As I've said before, I am rather unenthusiastic about the Federal Vision and New Perspective on Paul controversies (I suppose they are linked; they seem to be). I think both sides make immoderate claims, and are often careless with their language. I keep abreast of it primarily through Mark Horne's blog. I prefer to hide in my little patristic bubble and go to church on Sunday. It keeps me out of any mess.

That is why I am about to say what I'm going to say.

I think the "righteousness of God" in Romans 3:21 is Jesus. Perhaps I say this because I've recently been thinking about Ireneaus' theology of recapitulation. I do think that those who say it's God's righteousness as he is in himself, i.e. his "covenant faithfulness," are basically right. But I think incarnational language can be helpful in presenting your case. The word "covenant" gets repeated so much in Reformed theology that it can lose its meaning, or obscure the thought enough so as to make it incomprehensible to someone who isn't already attuned to hear it.

The whole claim that this way of interpreting Romans 3 nullifies the Gospel or justification by faith is absolutely silly. I think this reading of Romans 3 actually vindicates the basic imputation theology of Luther, because it strengthens the claim that the righteousness by which we are saved is Christ's, not our own. All it does is criticizes his grammatical analysis of the text. The problem is with people who think theology is in the grammar. Well, it is to some extent, but I think it is to such a great degree shaped by the internalizing of narratives and life experience that two completely different grammatical approaches can yield fairly similar theology.

But as for a Pauline text on justification by faith, I think Romans 4:4-8 is sufficiently clear, even in the Greek (Paul's Greek can be a little obscure). But like I said, I prefer my little patristic world, so I tend to spend more time in the Gospels.

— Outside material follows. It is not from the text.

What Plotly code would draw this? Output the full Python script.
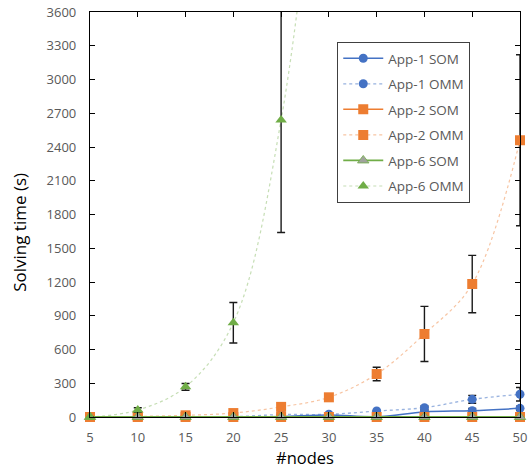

And for that, nothing can be more clear than Jesus' words in John 11:25-26:
"I am the resurrection and the life. Whoever believes in me, though he die, yet shall he live, and everyone who lives and believes in me shall never die. Do you believe this?"
Perhaps I'm oversimplifying things. But I think the message of the New Testament, at its heart, is not all that complex.

1 Comments:

At 8:02 PM, Blogger Kibble said...

hello..... Anybody home?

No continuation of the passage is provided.